Does the bank holiday for the Queen’s funeral mean time off work?
Published 12 September 2022
As the country continues to mourn the death of Queen Elizabeth II it has already had an impact on the world of work and will continue to do so in the coming days.
On 8 September, the UK's longest-serving monarch, died at Balmoral aged 96, after reigning for 70 years [1 cited 12.9.22]
Her son King Charles III is reported to have said the death of his beloved mother was a "moment of great sadness" for him and his family and that her loss would be "deeply felt" around the world.
The Queen's death has triggered a 10-day period of national mourning, which include all of the preparations for a state funeral [2 cited 12.9.22]
During the period of mourning, Union Jacks will be flown at half-mast and books of condolence will be open.
The government has announced that Her Majesty’s funeral will be at 11am on Monday, September 19 [3 cited 12.9.22]
The day has been designated as a bank holiday for the whole of the UK.
It will mean many businesses will close for the day and that employees could be given the day off work.
However, there is no guarantee everyone will get the day off to pay their respects to Her Majesty.
This bank holiday will operate in the same way as other bank holidays, and there is no statutory entitlement to time off [4 cited 12.6.22].
For employees required to work on bank holidays there is also no statutory right to extra pay, for example time and a half or double time. Any right to extra pay will depend on the terms of the contract of employment.
Those required to work on the forthcoming bank holiday may be offered another day’s holiday. Days in lieu are determined by each individual employer [5 cited 12.9.22]
The government has said it cannot interfere in existing contractual arrangements between employers and workers
It has not yet been confirmed if the coronation of King Charles III will also be declared a bank holiday, although it is expected that it will be [6 cited 12.9.22]

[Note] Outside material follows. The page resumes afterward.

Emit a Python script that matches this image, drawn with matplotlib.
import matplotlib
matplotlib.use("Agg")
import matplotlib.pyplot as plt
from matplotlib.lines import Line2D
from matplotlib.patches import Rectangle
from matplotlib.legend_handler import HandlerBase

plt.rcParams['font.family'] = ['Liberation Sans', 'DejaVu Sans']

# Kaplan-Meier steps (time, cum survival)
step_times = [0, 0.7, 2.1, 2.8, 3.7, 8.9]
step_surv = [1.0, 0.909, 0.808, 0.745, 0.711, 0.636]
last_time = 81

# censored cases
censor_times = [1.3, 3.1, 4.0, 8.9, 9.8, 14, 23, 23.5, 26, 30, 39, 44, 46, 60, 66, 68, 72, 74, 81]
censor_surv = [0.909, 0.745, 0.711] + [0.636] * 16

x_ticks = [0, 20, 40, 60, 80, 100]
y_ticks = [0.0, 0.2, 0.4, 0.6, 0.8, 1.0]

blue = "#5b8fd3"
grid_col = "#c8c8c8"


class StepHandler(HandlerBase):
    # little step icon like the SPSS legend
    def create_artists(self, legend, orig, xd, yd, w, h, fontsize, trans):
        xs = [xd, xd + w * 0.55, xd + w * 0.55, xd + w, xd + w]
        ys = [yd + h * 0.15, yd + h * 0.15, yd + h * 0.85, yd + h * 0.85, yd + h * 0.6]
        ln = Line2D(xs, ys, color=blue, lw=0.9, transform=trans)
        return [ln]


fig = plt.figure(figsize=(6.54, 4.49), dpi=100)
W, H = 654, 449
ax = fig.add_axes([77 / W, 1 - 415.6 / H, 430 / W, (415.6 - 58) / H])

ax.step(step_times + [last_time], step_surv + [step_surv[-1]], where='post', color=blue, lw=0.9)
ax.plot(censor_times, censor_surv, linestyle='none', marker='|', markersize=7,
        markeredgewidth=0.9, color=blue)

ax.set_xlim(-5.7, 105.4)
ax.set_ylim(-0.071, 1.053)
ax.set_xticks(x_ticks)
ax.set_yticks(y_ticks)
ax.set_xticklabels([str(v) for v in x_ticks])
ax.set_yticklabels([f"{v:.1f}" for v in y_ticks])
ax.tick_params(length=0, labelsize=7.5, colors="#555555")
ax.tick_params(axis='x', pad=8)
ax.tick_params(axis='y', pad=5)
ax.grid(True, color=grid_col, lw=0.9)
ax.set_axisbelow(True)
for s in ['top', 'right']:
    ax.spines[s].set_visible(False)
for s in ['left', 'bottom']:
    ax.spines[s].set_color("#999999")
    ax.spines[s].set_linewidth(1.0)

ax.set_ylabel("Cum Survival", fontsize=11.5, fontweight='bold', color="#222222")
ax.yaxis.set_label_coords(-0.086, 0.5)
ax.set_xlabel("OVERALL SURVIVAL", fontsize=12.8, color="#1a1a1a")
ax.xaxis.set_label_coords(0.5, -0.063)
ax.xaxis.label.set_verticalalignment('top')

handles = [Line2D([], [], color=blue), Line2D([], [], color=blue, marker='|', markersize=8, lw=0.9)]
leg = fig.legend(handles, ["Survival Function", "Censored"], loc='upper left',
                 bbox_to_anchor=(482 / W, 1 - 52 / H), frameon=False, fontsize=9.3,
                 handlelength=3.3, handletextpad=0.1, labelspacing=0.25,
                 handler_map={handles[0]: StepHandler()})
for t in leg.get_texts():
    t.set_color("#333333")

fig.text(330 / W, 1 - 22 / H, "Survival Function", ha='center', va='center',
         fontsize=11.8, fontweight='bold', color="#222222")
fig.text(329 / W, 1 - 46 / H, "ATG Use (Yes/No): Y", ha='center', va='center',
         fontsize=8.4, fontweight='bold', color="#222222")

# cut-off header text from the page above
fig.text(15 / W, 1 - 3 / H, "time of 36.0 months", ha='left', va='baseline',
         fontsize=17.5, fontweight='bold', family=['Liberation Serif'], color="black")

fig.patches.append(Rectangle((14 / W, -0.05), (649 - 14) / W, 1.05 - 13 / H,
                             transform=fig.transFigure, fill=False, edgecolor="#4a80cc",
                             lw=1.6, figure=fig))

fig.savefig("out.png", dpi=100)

It is highly likely most schools will remain closed on 19 September, which could cause problems for working parents.
Employees with caring responsibilities for children may be hoping they can get the day off to look after their little ones, and also remember Her Majesty. In such circumstances an employer should fairly consider any request for the time off.
An employee is allowed time off to care for a dependant. Reasonable consideration should always be given to any request from a working parent for time off to look after a child, in any circumstances.
As schools have not been officially asked to stay closed on the day, it is possible that some may open in a limited capacity to look after children whose parents have to be at work.
Although there was no requirement for businesses to close following the death of the Queen, many workplaces and tourist attractions took the decision to shut as a sign of respect. [6 cited 12.9.22]
Retailers Liberty, French Connection and Selfridges closed their stores
END Clothing shut up shop in London, Newcastle, Glasgow and Manchester. Footwear and handbag chain Russell & Bromley announced all its stores would remain closed
Both the William Hill and Betfred betting agencies closed their doors. While The Royal National Lifeboat Institution (RNLI) has taken the decision to close all of its shops until after the Queen's funeral.
In such circumstances an employee who has a contract of employment with an employer who has opted to close as a sign of respect, should expect to receive their normal pay.
In England and Wales, there are usually eight bank holidays every year, while in Scotland there are nine and in Northern Ireland there are 10.
The Royal family can add extra bank holidays, which happened earlier this year to mark the Queen's Jubilee, and 70 years since she first became the country's monarch.